The Institute of Medicine’s target vitamin D blood level corresponds with what one finds out in the general population.
Normal people getting about an hour of sun a day have about 20 to 30 (ng/ml). This is in nmol/l, which corresponds to about 27 (ng/ml).
Whereas lifeguards who spend more like 8 hours in the sun every day have abnormally high levels, like over 60.
Others, however, interpret this data differently, suggesting that the vitamin D "levels in the lifeguards are normal and the "normals" are actually vitamin D deficient."
We did, after all, apparently live as naked creatures in the East African tropics for about a million years before we began using animal skins as capes to cover our shoulders.

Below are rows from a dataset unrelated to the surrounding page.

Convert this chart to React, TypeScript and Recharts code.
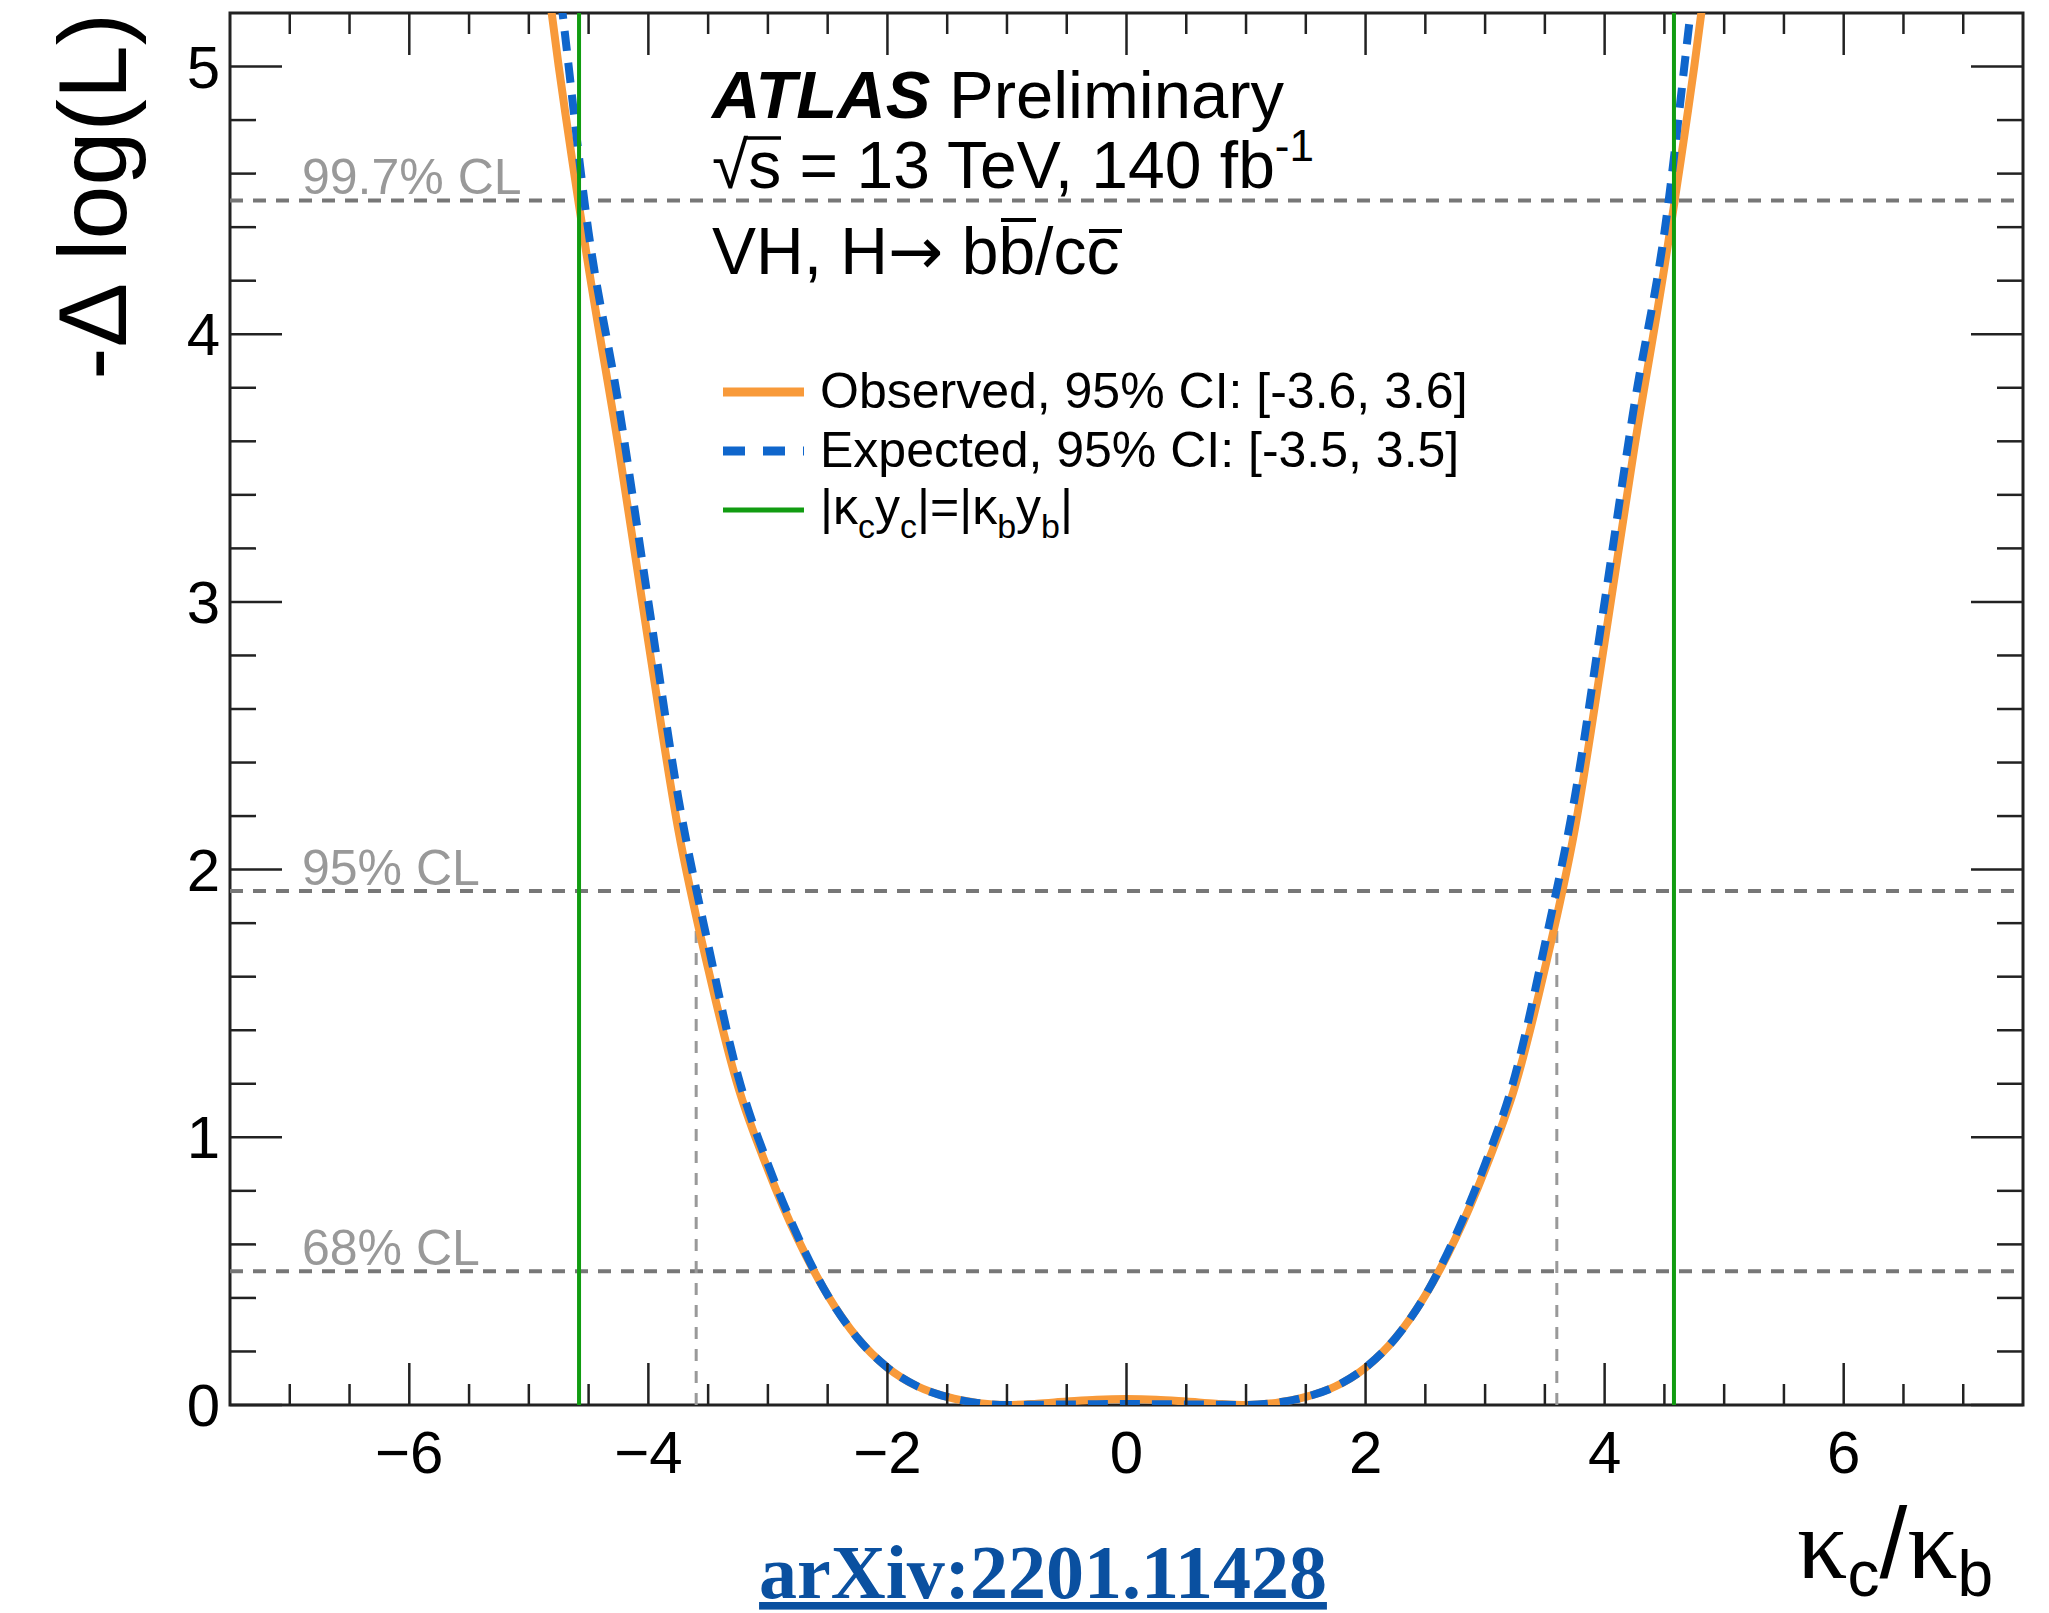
import {
    LineChart,
    Line,
    XAxis,
    YAxis,
    ReferenceLine,
    ReferenceArea,
    Legend,
} from 'recharts'

// kappa_c / kappa_b scan points
const kappaRatio = [
    -5, -4.75, -4.5, -4.25, -4, -3.75, -3.5, -3.25, -3, -2.75, -2.5, -2.25, -2, -1.75, -1.5, -1.25, -1, -0.75, -0.5, -0.25,
    0, 0.25, 0.5, 0.75, 1, 1.25, 1.5, 1.75, 2, 2.25, 2.5, 2.75, 3, 3.25, 3.5, 3.75, 4, 4.25, 4.5, 4.75, 5,
]
// -delta log(L), observed
const observedNll = [
    5.85, 5.0, 4.25, 3.58, 2.85, 2.15, 1.63, 1.19, 0.88, 0.62, 0.41, 0.25, 0.14, 0.07, 0.03, 0.008, 0.0, 0.005, 0.013, 0.02,
    0.022, 0.02, 0.013, 0.005, 0.0, 0.008, 0.03, 0.07, 0.14, 0.25, 0.41, 0.62, 0.88, 1.19, 1.63, 2.15, 2.85, 3.58, 4.25, 5.0, 5.85,
]
// -delta log(L), expected
const expectedNll = [
    6.2, 5.32, 4.38, 3.74, 3.0, 2.27, 1.72, 1.23, 0.9, 0.63, 0.41, 0.25, 0.14, 0.07, 0.03, 0.008, 0.0, 0.001, 0.002, 0.003,
    0.004, 0.003, 0.002, 0.001, 0.0, 0.008, 0.03, 0.07, 0.14, 0.25, 0.41, 0.63, 0.9, 1.23, 1.72, 2.27, 3.0, 3.74, 4.38, 5.32, 6.2,
]

const clLevels = [
    { value: 0.5, label: '68% CL' },
    { value: 1.92, label: '95% CL' },
    { value: 4.5, label: '99.7% CL' },
]
const observedInterval = [-3.6, 3.6]
const yukawaRatio = [-4.58, 4.58]

const xTicks = [
    -7, -6.5, -6, -5.5, -5, -4.5, -4, -3.5, -3, -2.5, -2, -1.5, -1, -0.5, 0, 0.5, 1, 1.5, 2, 2.5, 3, 3.5, 4, 4.5, 5, 5.5, 6, 6.5, 7,
]
const xMajorTicks = [-6, -4, -2, 0, 2, 4, 6]
const yTicks = [
    0, 0.2, 0.4, 0.6, 0.8, 1, 1.2, 1.4, 1.6, 1.8, 2, 2.2, 2.4, 2.6, 2.8, 3, 3.2, 3.4, 3.6, 3.8, 4, 4.2, 4.4, 4.6, 4.8, 5,
]
const yMajorTicks = [0, 1, 2, 3, 4, 5]

const legendItems = [
    { key: 'obs', color: '#f89a3a', dash: undefined, text: 'Observed, 95% CI: [-3.6, 3.6]' },
    { key: 'exp', color: '#0f66cc', dash: '22 18', text: 'Expected, 95% CI: [-3.5, 3.5]' },
    { key: 'yuk', color: '#119c11', dash: undefined, text: '' },
]

const data = kappaRatio.map((k, i) => ({ k, obs: observedNll[i], exp: expectedNll[i] }))

const W = 2049
const H = 1613
const PLOT_W = 1793
const PLOT_H = 1392
const SANS = '"Liberation Sans", Arial, Helvetica, sans-serif'
const SERIF = '"Liberation Serif", "Times New Roman", serif'
const INK = '#222'

const fmt = (v: number) => (v < 0 ? `\u2212${-v}` : `${v}`)

function XTick({ x, y, payload }: any) {
    const v = payload.value
    const major = xMajorTicks.includes(v)
    const len = major ? 42 : 21
    return (
        <g>
            <line x1={x} x2={x} y1={y} y2={y - len} stroke={INK} strokeWidth={2.5} />
            <line x1={x} x2={x} y1={y - PLOT_H} y2={y - PLOT_H + len} stroke={INK} strokeWidth={2.5} />
            {major && (
                <text x={x} y={y + 68} textAnchor="middle" fontSize={60} fill="#000" fontFamily={SANS}>
                    {fmt(v)}
                </text>
            )}
        </g>
    )
}

function YTick({ x, y, payload }: any) {
    const v = payload.value
    const major = yMajorTicks.includes(v)
    const len = major ? 52 : 26
    return (
        <g>
            <line x1={x} x2={x + len} y1={y} y2={y} stroke={INK} strokeWidth={2.5} />
            <line x1={x + PLOT_W} x2={x + PLOT_W - len} y1={y} y2={y} stroke={INK} strokeWidth={2.5} />
            {major && (
                <text x={x - 10} y={y + 21} textAnchor="end" fontSize={60} fill="#000" fontFamily={SANS}>
                    {fmt(v)}
                </text>
            )}
        </g>
    )
}

function CLLabel({ viewBox, text }: any) {
    const vb = viewBox ?? { x: 230, y: 0 }
    return (
        <text x={vb.x + 72} y={vb.y - 6} fill="#999" fontSize={50} fontFamily={SANS}>
            {text}
        </text>
    )
}

function YTitle({ viewBox }: any) {
    const vb = viewBox ?? { x: 0, y: 13 }
    return (
        <text
            transform={`translate(${vb.x + 126},${vb.y}) rotate(-90)`}
            textAnchor="end"
            fontSize={97}
            fill="#000"
            fontFamily={SANS}
        >
            -Δ log(L)
        </text>
    )
}

function XTitle({ viewBox }: any) {
    const vb = viewBox ?? { x: 230, y: 1405, width: PLOT_W }
    return (
        <text x={vb.x + vb.width - 226} y={vb.y + 173} fill="#000" fontSize={100} fontFamily={SANS}>
            <tspan fontFamily={SERIF}>κ</tspan>
            <tspan fontSize={64} dy={18}>c</tspan>
            <tspan dy={-18}>/</tspan>
            <tspan fontFamily={SERIF}>κ</tspan>
            <tspan fontSize={64} dy={18}>b</tspan>
        </text>
    )
}

const sub = { fontSize: 34, position: 'relative' as const, top: 14 }

function LegendBox() {
    return (
        <div style={{ fontFamily: SANS, fontSize: 50, color: '#000' }}>
            {legendItems.map((it) => (
                <div key={it.key} style={{ display: 'flex', alignItems: 'center', height: 59, lineHeight: '59px' }}>
                    <svg width={81} height={12} style={{ marginRight: 16 }}>
                        <line
                            x1={0}
                            x2={81}
                            y1={6}
                            y2={6}
                            stroke={it.color}
                            strokeWidth={it.key === 'yuk' ? 5 : 9}
                            strokeDasharray={it.dash}
                        />
                    </svg>
                    {it.key === 'yuk' ? (
                        <span style={{ whiteSpace: 'nowrap' }}>
                            |κ<span style={sub}>c</span>y<span style={sub}>c</span>|=|κ<span style={sub}>b</span>y
                            <span style={sub}>b</span>|
                        </span>
                    ) : (
                        <span style={{ whiteSpace: 'nowrap' }}>{it.text}</span>
                    )}
                </div>
            ))}
        </div>
    )
}

export default function App() {
    return (
        <div
            style={{
                position: 'absolute',
                left: 0,
                top: 0,
                width: W,
                height: H,
                background: '#fff',
                fontFamily: SANS,
            }}
        >
            <LineChart width={W} height={H} data={data} margin={{ top: 13, right: 26, bottom: 0, left: 0 }}>
                <XAxis
                    dataKey="k"
                    type="number"
                    domain={[-7.5, 7.5]}
                    allowDataOverflow
                    ticks={xTicks}
                    interval={0}
                    height={208}
                    tickSize={0}
                    tickMargin={0}
                    tickLine={false}
                    axisLine={false}
                    tick={<XTick />}
                    label={<XTitle />}
                />
                <YAxis
                    type="number"
                    domain={[0, 5.2]}
                    allowDataOverflow
                    ticks={yTicks}
                    interval={0}
                    width={230}
                    tickSize={0}
                    tickMargin={0}
                    tickLine={false}
                    axisLine={false}
                    tick={<YTick />}
                    label={<YTitle />}
                />
                <ReferenceArea x1={-7.5} x2={7.5} y1={0} y2={5.2} fill="none" stroke={INK} strokeWidth={3} />
                {clLevels.map((cl) => (
                    <ReferenceLine
                        key={cl.label}
                        y={cl.value}
                        stroke="#777"
                        strokeWidth={4}
                        strokeDasharray="13 10"
                        label={<CLLabel text={cl.label} />}
                    />
                ))}
                {observedInterval.map((v) => (
                    <ReferenceLine
                        key={`ci${v}`}
                        segment={[
                            { x: v, y: 0 },
                            { x: v, y: clLevels[1].value },
                        ]}
                        stroke="#999"
                        strokeWidth={3}
                        strokeDasharray="12 10"
                    />
                ))}
                <Line
                    dataKey="obs"
                    type="monotone"
                    stroke="#f89a3a"
                    strokeWidth={8}
                    dot={false}
                    isAnimationActive={false}
                />
                <Line
                    dataKey="exp"
                    type="monotone"
                    stroke="#0f66cc"
                    strokeWidth={8}
                    strokeDasharray="20 12"
                    dot={false}
                    isAnimationActive={false}
                />
                {yukawaRatio.map((v) => (
                    <ReferenceLine key={`yuk${v}`} x={v} stroke="#119c11" strokeWidth={4} />
                ))}
                <Legend
                    layout="vertical"
                    align="center"
                    verticalAlign="middle"
                    wrapperStyle={{ left: 723, top: 362, width: 'auto' }}
                    content={() => <LegendBox />}
                />
            </LineChart>
            <svg
                width={W}
                height={H}
                style={{ position: 'absolute', left: 0, top: 0, pointerEvents: 'none' }}
                fontFamily={SANS}
            >
                <text x={712} y={118} fontSize={67} fill="#000">
                    <tspan fontWeight="bold" fontStyle="italic">
                        ATLAS
                    </tspan>
                    <tspan> Preliminary</tspan>
                </text>
                <text x={712} y={188} fontSize={66} fill="#000">
                    √s = 13 TeV, 140 fb
                    <tspan fontSize={44} dy={-27}>
                        -1
                    </tspan>
                </text>
                {/* bar of the square root */}
                <line x1={745} x2={781} y1={138} y2={138} stroke="#000" strokeWidth={3.5} />
                <text x={712} y={274} fontSize={66} fill="#000">
                    VH, H<tspan fontFamily='"DejaVu Sans", sans-serif'>→</tspan> bb/cc
                </text>
                {/* anti-quark bars */}
                <line x1={1001} x2={1036} y1={220} y2={220} stroke="#000" strokeWidth={4} />
                <line x1={1089} x2={1122} y1={231} y2={231} stroke="#000" strokeWidth={4} />
                <text
                    x={1043}
                    y={1598}
                    textAnchor="middle"
                    fontSize={76}
                    fontWeight="bold"
                    fontFamily={SERIF}
                    fill="#0a50a0"
                    textDecoration="underline"
                >
                    arXiv:2201.11428
                </text>
            </svg>
        </div>
    )
}
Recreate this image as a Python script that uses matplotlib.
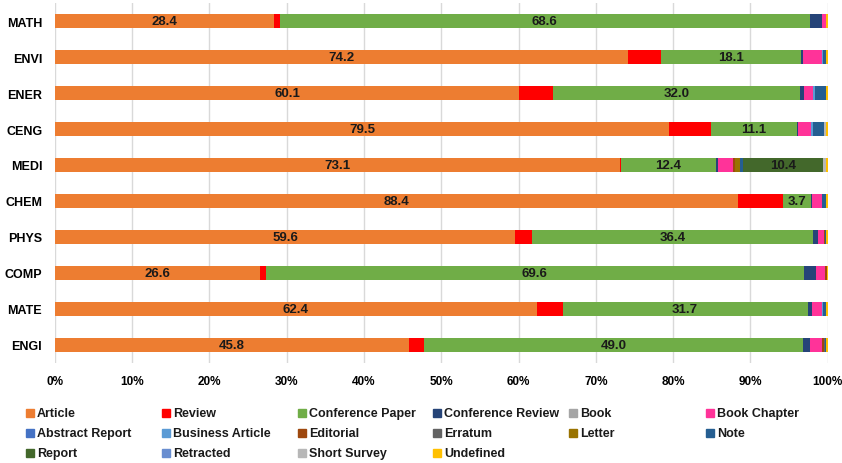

"But tailored clothing, something like we know it today, was not devised until about 40,000 years ago when needles first appear in the archaeological record."
"The invention of tailored clothing may have been an important factor enabling the first modern human beings to settle permanently in Europe with its cold winters about 30,000 years ago."
In Africa there was plenty of sunshine and plenty of vitamin D. Not so in Europe, where there were long winters and people were covered in clothing.
This must have been when our species first began to evolve a lighter skin as an adaptation to the shortage of sunshine and vitamin D.
It wasn’t until we started living in the sunless allies of smog ridden cities did rickets rear it’s ugly head and we had to start fortifying our foods supply with D.
So instead of a blood level of 20, maybe we should shoot for what farmers in Puerto Rico, or lifeguards in Israel and St. Louis.
Just because those levels might really be more normal for our species, though, doesn’t necessarily mean that they’re the best.
There’s a reason people tan: that’s your body producing melanin to protect itself; there’s a reason we as a species evolved with a built in SPF 15 in our beautiful black African skin.
So while maybe normal now is too low; maybe normal then was too high.